Митя приехал в общежитие утром. Сосед уже ушел на занятия. На письменном столе стояла сковородка, начисто вылизанная хлебной коркой. Никакой еды в общей хозяйственной тумбочке не обнаружилось. Надо было идти в магазин.
Когда он проходил мимо вахтера, тот замахал ему рукой, держа возле уха телефонную трубку.
– Что? – спросил Митя.
– Легок на помине, – ответил вахтер. – На, поговори. Про тебя спрашивают.
Митя подумал, что звонить может Антон. Его голос он и ожидал услышать в трубке.
Но голос оказался другой, женский и незнакомый.

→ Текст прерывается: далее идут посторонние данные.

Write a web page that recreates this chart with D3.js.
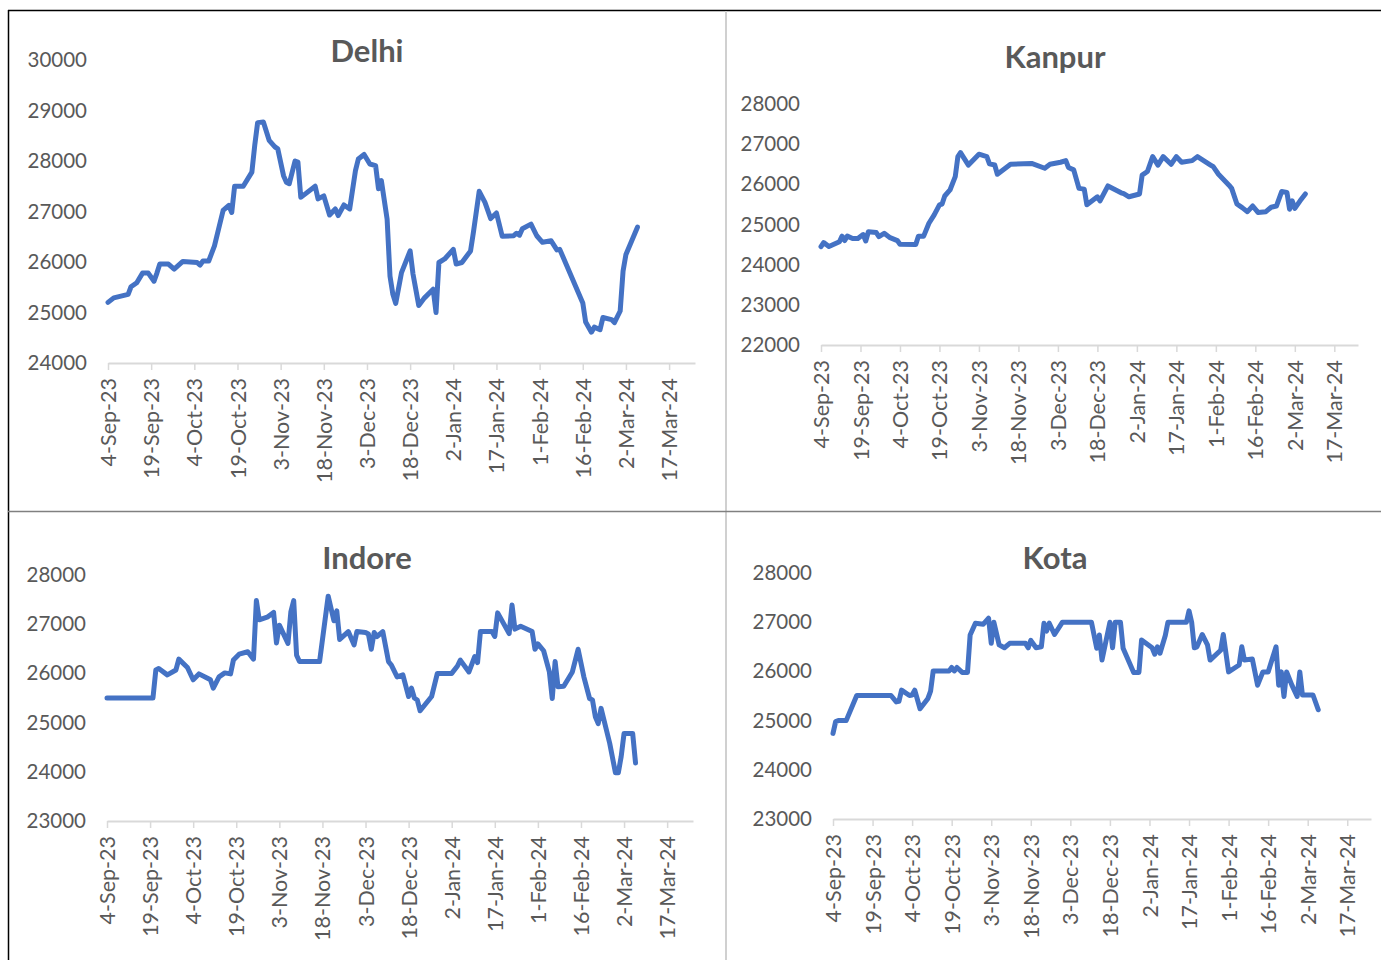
<!DOCTYPE html>
<html>
<head>
<meta charset="utf-8">
<script src="https://cdn.jsdelivr.net/npm/d3@7"></script>
<style>
  body { margin: 0; background: #fff; }
  svg text { font-family: Lato, "Liberation Sans", Arial, sans-serif; }
</style>
</head>
<body>
<svg id="chart" width="1381" height="960"></svg>
<script>
const parseDay = d3.timeParse("%d-%b-%y");

// x axis categories (15-day steps)
const xTickLabels = ["4-Sep-23", "19-Sep-23", "4-Oct-23", "19-Oct-23", "3-Nov-23", "18-Nov-23", "3-Dec-23",
  "18-Dec-23", "2-Jan-24", "17-Jan-24", "1-Feb-24", "16-Feb-24", "2-Mar-24", "17-Mar-24"];
const xStart = "4-Sep-23", xEnd = "26-Mar-24";

const delhiTicks = [24000, 25000, 26000, 27000, 28000, 29000, 30000];
const kanpurTicks = [22000, 23000, 24000, 25000, 26000, 27000, 28000];
const indoreTicks = [23000, 24000, 25000, 26000, 27000, 28000];
const kotaTicks = [23000, 24000, 25000, 26000, 27000, 28000];

const delhi = [["4-Sep-23",25200],["6-Sep-23",25290],["11-Sep-23",25360],["12-Sep-23",25510],["14-Sep-23",25590],["16-Sep-23",25780],["18-Sep-23",25780],["20-Sep-23",25620],["21-Sep-23",25780],["22-Sep-23",25960],["25-Sep-23",25960],["27-Sep-23",25860],["30-Sep-23",26010],["5-Oct-23",25990],["6-Oct-23",25940],["7-Oct-23",26020],["9-Oct-23",26020],["11-Oct-23",26320],["14-Oct-23",27020],["16-Oct-23",27120],["17-Oct-23",26980],["18-Oct-23",27500],["21-Oct-23",27500],["24-Oct-23",27780],["25-Oct-23",28310],["26-Oct-23",28760],["28-Oct-23",28770],["30-Oct-23",28410],["1-Nov-23",28280],["2-Nov-23",28240],["4-Nov-23",27710],["5-Nov-23",27580],["6-Nov-23",27550],["8-Nov-23",28000],["9-Nov-23",27980],["10-Nov-23",27280],["15-Nov-23",27500],["16-Nov-23",27250],["18-Nov-23",27310],["20-Nov-23",26930],["22-Nov-23",27050],["23-Nov-23",26920],["25-Nov-23",27130],["27-Nov-23",27050],["29-Nov-23",27810],["30-Nov-23",28040],["2-Dec-23",28130],["4-Dec-23",27940],["6-Dec-23",27910],["7-Dec-23",27450],["8-Dec-23",27610],["10-Dec-23",26850],["11-Dec-23",25720],["12-Dec-23",25360],["13-Dec-23",25180],["15-Dec-23",25790],["18-Dec-23",26220],["19-Dec-23",25760],["21-Dec-23",25140],["23-Dec-23",25290],["26-Dec-23",25460],["27-Dec-23",25000],["28-Dec-23",25990],["30-Dec-23",26060],["2-Jan-24",26250],["3-Jan-24",25960],["5-Jan-24",25990],["8-Jan-24",26220],["9-Jan-24",26590],["11-Jan-24",27400],["13-Jan-24",27180],["15-Jan-24",26860],["17-Jan-24",26970],["19-Jan-24",26510],["23-Jan-24",26520],["24-Jan-24",26570],["25-Jan-24",26530],["26-Jan-24",26660],["29-Jan-24",26750],["31-Jan-24",26520],["2-Feb-24",26390],["5-Feb-24",26420],["7-Feb-24",26240],["8-Feb-24",26250],["16-Feb-24",25190],["17-Feb-24",24810],["19-Feb-24",24610],["20-Feb-24",24710],["22-Feb-24",24660],["23-Feb-24",24900],["26-Feb-24",24860],["27-Feb-24",24800],["29-Feb-24",25030],["1-Mar-24",25820],["2-Mar-24",26150],["6-Mar-24",26690]];

const kanpur = [["4-Sep-23",24450],["5-Sep-23",24550],["7-Sep-23",24450],["11-Sep-23",24570],["12-Sep-23",24710],["13-Sep-23",24600],["14-Sep-23",24710],["16-Sep-23",24650],["18-Sep-23",24650],["20-Sep-23",24750],["21-Sep-23",24590],["22-Sep-23",24820],["25-Sep-23",24800],["26-Sep-23",24700],["28-Sep-23",24780],["30-Sep-23",24680],["3-Oct-23",24600],["4-Oct-23",24510],["10-Oct-23",24500],["11-Oct-23",24710],["13-Oct-23",24710],["15-Oct-23",25030],["17-Oct-23",25240],["19-Oct-23",25490],["20-Oct-23",25510],["21-Oct-23",25710],["23-Oct-23",25860],["25-Oct-23",26190],["26-Oct-23",26690],["27-Oct-23",26790],["30-Oct-23",26480],["3-Nov-23",26750],["6-Nov-23",26690],["7-Nov-23",26510],["9-Nov-23",26480],["10-Nov-23",26250],["15-Nov-23",26500],["23-Nov-23",26520],["28-Nov-23",26400],["30-Nov-23",26500],["4-Dec-23",26550],["6-Dec-23",26590],["7-Dec-23",26420],["9-Dec-23",26360],["11-Dec-23",25900],["13-Dec-23",25880],["14-Dec-23",25490],["18-Dec-23",25690],["19-Dec-23",25590],["22-Dec-23",25960],["27-Dec-23",25790],["28-Dec-23",25770],["30-Dec-23",25690],["3-Jan-24",25760],["4-Jan-24",26230],["6-Jan-24",26320],["8-Jan-24",26690],["10-Jan-24",26480],["12-Jan-24",26690],["15-Jan-24",26500],["17-Jan-24",26690],["19-Jan-24",26550],["23-Jan-24",26590],["25-Jan-24",26690],["30-Jan-24",26480],["31-Jan-24",26440],["2-Feb-24",26250],["6-Feb-24",25980],["7-Feb-24",25900],["9-Feb-24",25510],["11-Feb-24",25420],["13-Feb-24",25320],["15-Feb-24",25460],["17-Feb-24",25300],["20-Feb-24",25320],["22-Feb-24",25430],["24-Feb-24",25460],["26-Feb-24",25820],["28-Feb-24",25800],["29-Feb-24",25380],["1-Mar-24",25590],["2-Mar-24",25400],["4-Mar-24",25590],["6-Mar-24",25760]];

const indore = [["4-Sep-23",25500],["20-Sep-23",25500],["21-Sep-23",26070],["22-Sep-23",26100],["25-Sep-23",25970],["28-Sep-23",26070],["29-Sep-23",26290],["2-Oct-23",26120],["4-Oct-23",25870],["6-Oct-23",25990],["9-Oct-23",25900],["10-Oct-23",25870],["11-Oct-23",25700],["13-Oct-23",25930],["15-Oct-23",26010],["17-Oct-23",25990],["18-Oct-23",26270],["20-Oct-23",26390],["23-Oct-23",26440],["25-Oct-23",26290],["26-Oct-23",27480],["27-Oct-23",27090],["30-Oct-23",27150],["1-Nov-23",27240],["2-Nov-23",26620],["3-Nov-23",26980],["6-Nov-23",26610],["7-Nov-23",27250],["8-Nov-23",27480],["9-Nov-23",26370],["10-Nov-23",26240],["17-Nov-23",26240],["20-Nov-23",27570],["22-Nov-23",27070],["23-Nov-23",27270],["24-Nov-23",26690],["27-Nov-23",26850],["29-Nov-23",26580],["30-Nov-23",26850],["3-Dec-23",26830],["4-Dec-23",26800],["5-Dec-23",26490],["6-Dec-23",26830],["7-Dec-23",26750],["9-Dec-23",26850],["11-Dec-23",26240],["12-Dec-23",26170],["14-Dec-23",25930],["16-Dec-23",25970],["18-Dec-23",25530],["19-Dec-23",25700],["20-Dec-23",25500],["21-Dec-23",25460],["22-Dec-23",25240],["26-Dec-23",25530],["28-Dec-23",26000],["2-Jan-24",26000],["4-Jan-24",26150],["5-Jan-24",26270],["8-Jan-24",26030],["10-Jan-24",26340],["11-Jan-24",26220],["12-Jan-24",26850],["16-Jan-24",26850],["17-Jan-24",26750],["18-Jan-24",27230],["22-Jan-24",26810],["23-Jan-24",27390],["24-Jan-24",26900],["26-Jan-24",26960],["30-Jan-24",26850],["31-Jan-24",26490],["1-Feb-24",26600],["3-Feb-24",26460],["5-Feb-24",26030],["6-Feb-24",25490],["7-Feb-24",26240],["8-Feb-24",25730],["10-Feb-24",25740],["13-Feb-24",26030],["15-Feb-24",26490],["17-Feb-24",25930],["19-Feb-24",25490],["20-Feb-24",25460],["21-Feb-24",25120],["22-Feb-24",24980],["23-Feb-24",25290],["26-Feb-24",24580],["28-Feb-24",23980],["29-Feb-24",23980],["1-Mar-24",24310],["2-Mar-24",24780],["5-Mar-24",24780],["6-Mar-24",24180]];

const kota = [["4-Sep-23",24740],["5-Sep-23",24980],["6-Sep-23",25000],["9-Sep-23",25000],["13-Sep-23",25510],["26-Sep-23",25510],["28-Sep-23",25380],["29-Sep-23",25390],["30-Sep-23",25620],["3-Oct-23",25510],["4-Oct-23",25520],["5-Oct-23",25620],["7-Oct-23",25240],["10-Oct-23",25450],["11-Oct-23",25600],["12-Oct-23",26010],["18-Oct-23",26010],["19-Oct-23",26080],["20-Oct-23",26010],["21-Oct-23",26080],["23-Oct-23",25980],["25-Oct-23",25980],["26-Oct-23",26740],["28-Oct-23",26980],["31-Oct-23",26960],["2-Nov-23",27080],["3-Nov-23",26570],["4-Nov-23",27000],["6-Nov-23",26540],["8-Nov-23",26480],["10-Nov-23",26570],["16-Nov-23",26570],["17-Nov-23",26480],["18-Nov-23",26630],["20-Nov-23",26480],["22-Nov-23",26500],["23-Nov-23",26980],["24-Nov-23",26820],["25-Nov-23",26980],["27-Nov-23",26750],["30-Nov-23",27000],["11-Dec-23",27000],["13-Dec-23",26470],["14-Dec-23",26740],["15-Dec-23",26230],["18-Dec-23",27000],["19-Dec-23",26480],["20-Dec-23",27000],["22-Dec-23",27000],["23-Dec-23",26470],["27-Dec-23",25980],["29-Dec-23",25980],["30-Dec-23",26640],["3-Jan-24",26480],["4-Jan-24",26350],["5-Jan-24",26500],["6-Jan-24",26370],["8-Jan-24",26730],["9-Jan-24",27000],["16-Jan-24",27000],["17-Jan-24",27230],["18-Jan-24",27000],["19-Jan-24",26480],["20-Jan-24",26500],["22-Jan-24",26750],["24-Jan-24",26540],["25-Jan-24",26230],["29-Jan-24",26430],["30-Jan-24",26750],["1-Feb-24",25990],["5-Feb-24",26130],["6-Feb-24",26500],["7-Feb-24",26230],["10-Feb-24",26250],["12-Feb-24",25720],["14-Feb-24",25990],["16-Feb-24",25990],["19-Feb-24",26500],["20-Feb-24",25720],["21-Feb-24",25990],["22-Feb-24",25490],["23-Feb-24",25990],["25-Feb-24",25720],["27-Feb-24",25490],["28-Feb-24",25990],["29-Feb-24",25520],["4-Mar-24",25520],["6-Mar-24",25220]];

const lineColor = "#4472C4", textColor = "#595959", axisColor = "#d9d9d9";

const svg = d3.select("#chart");

// frame lines between the four charts
svg.append("line").attr("x1", 8).attr("x2", 1381).attr("y1", 10.5).attr("y2", 10.5).attr("stroke", "#000").attr("stroke-width", 1.5);
svg.append("line").attr("x1", 8.5).attr("x2", 8.5).attr("y1", 10).attr("y2", 960).attr("stroke", "#000").attr("stroke-width", 1.5);
svg.append("line").attr("x1", 726).attr("x2", 726).attr("y1", 11).attr("y2", 960).attr("stroke", "#d0d0d0").attr("stroke-width", 2);
svg.append("line").attr("x1", 8).attr("x2", 1381).attr("y1", 511.5).attr("y2", 511.5).attr("stroke", "#808080").attr("stroke-width", 1.5);

const panels = [
  { title: "Delhi", data: delhi, ticks: delhiTicks, left: 108, right: 695, top: 60, bottom: 363, titleX: 367, titleY: 62 },
  { title: "Kanpur", data: kanpur, ticks: kanpurTicks, left: 821, right: 1358, top: 104, bottom: 345, titleX: 1055, titleY: 68 },
  { title: "Indore", data: indore, ticks: indoreTicks, left: 107, right: 693, top: 575, bottom: 821, titleX: 367, titleY: 569 },
  { title: "Kota", data: kota, ticks: kotaTicks, left: 833, right: 1371, top: 573, bottom: 819, titleX: 1055, titleY: 569 }
];

const dibujarPanel = p => {
  const x = d3.scaleTime()
    .domain([parseDay(xStart), parseDay(xEnd)])
    .range([p.left, p.right]);
  const y = d3.scaleLinear()
    .domain(d3.extent(p.ticks))
    .range([p.bottom, p.top]);

  const g = svg.append("g");

  g.append("text")
    .attr("x", p.titleX)
    .attr("y", p.titleY)
    .attr("text-anchor", "middle")
    .attr("fill", textColor)
    .attr("font-size", 31)
    .attr("font-weight", "bold")
    .text(p.title);

  // y labels only, no axis line
  const ejeY = g.append("g")
    .attr("transform", `translate(${p.left},0)`)
    .call(d3.axisLeft(y).tickValues(p.ticks).tickSize(0).tickPadding(21).tickFormat(d3.format("d")));
  ejeY.select(".domain").remove();
  ejeY.selectAll("text").attr("fill", textColor).attr("font-size", 20.5)
    .style("font-family", "Lato, 'Liberation Sans', Arial, sans-serif");

  const ejeX = g.append("g")
    .attr("transform", `translate(0,${p.bottom})`)
    .call(d3.axisBottom(x)
      .tickValues(xTickLabels.map(parseDay))
      .tickFormat((d, i) => xTickLabels[i])
      .tickSize(7)
      .tickSizeOuter(0));
  ejeX.select(".domain").attr("stroke", axisColor).attr("stroke-width", 2);
  ejeX.selectAll(".tick line").attr("stroke", axisColor).attr("stroke-width", 1.5);
  ejeX.selectAll("text")
    .attr("fill", textColor)
    .attr("font-size", 21.5)
    .style("font-family", "Lato, 'Liberation Sans', Arial, sans-serif")
    .attr("text-anchor", "end")
    .attr("transform", "rotate(-90)")
    .attr("x", -15)
    .attr("y", 0)
    .attr("dy", "0.35em");

  const linea = d3.line()
    .x(d => x(parseDay(d[0])))
    .y(d => y(d[1]));

  g.append("path")
    .datum(p.data)
    .attr("d", linea)
    .attr("fill", "none")
    .attr("stroke", lineColor)
    .attr("stroke-width", 5)
    .attr("stroke-linejoin", "round")
    .attr("stroke-linecap", "round");
};

panels.forEach(dibujarPanel);
</script>
</body>
</html>
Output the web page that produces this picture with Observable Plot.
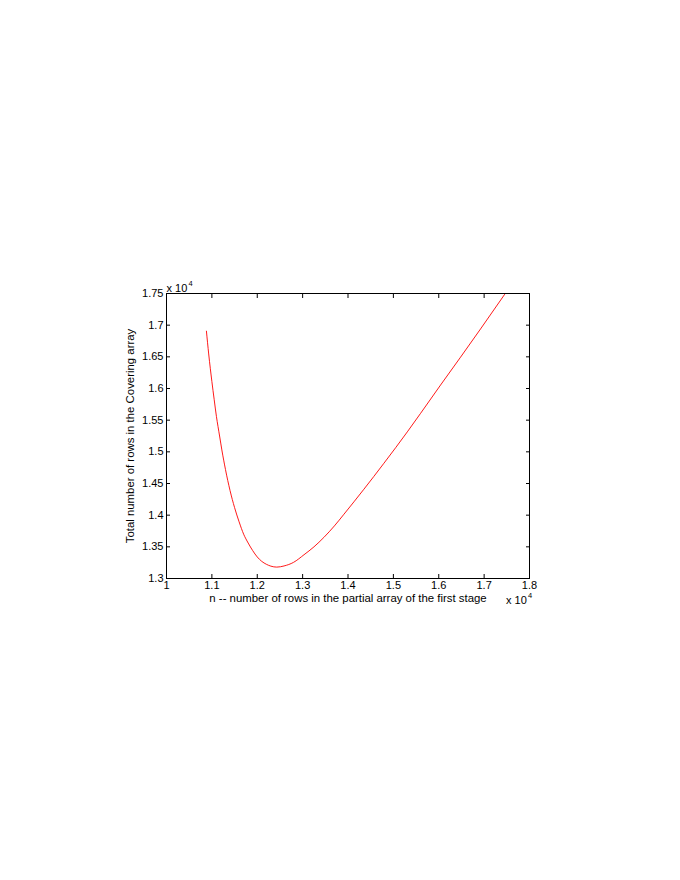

– Здравствуйте, – сказала эта незнакомая женщина. – Ведь вы Дмитрий? Извините, я не знаю вашей фамилии. Но вахтер по описанию назвал вас.
– Меня? – удивился Митя. – По чьему описанию?
– По моему. И по Машиному.
«Кто такая Маша?» – хотел он спросить.
Но тут же вспомнил. Не Машу даже, а осунувшееся, бледное лицо ее матери.
– Здравствуйте, – сказал он. – Да, я слушаю.
– Вы не могли бы приехать к нам?
В ее голосе послышалась то ли мольба, то ли истерика. И то и другое было ему одинаково неприятно.
– Сейчас? – спросил он. – Что-то случилось?
– Да! – воскликнула она. И тут же понизила голос, заговорила торопливо: – Случилось, и именно сейчас. Вы извините, я не могу говорить. Маша уснула, но очень неглубоко, и… Пожалуйста, приезжайте! Я все объясню.
Теперь в ее голосе задрожали слезы. Митя не знал, что делать. Меньше всего ему хотелось сейчас куда-то ехать, тем более к Маше. Ему есть хотелось, и больше ничего, если честно.
– Прямо сейчас не успею, – сказал он. – Мне на метро минут сорок и до метро еще…
– Возьмите такси. Я заплачу! Я в окно увижу, когда вы будете у подъезда.
Это обещание было неприятно вдвойне; Митя поморщился.
– Ладно, – сказал он.
Машина мать действительно увидела его из окна. Но когда она вышла из подъезда, он уже расплатился и такси уехало.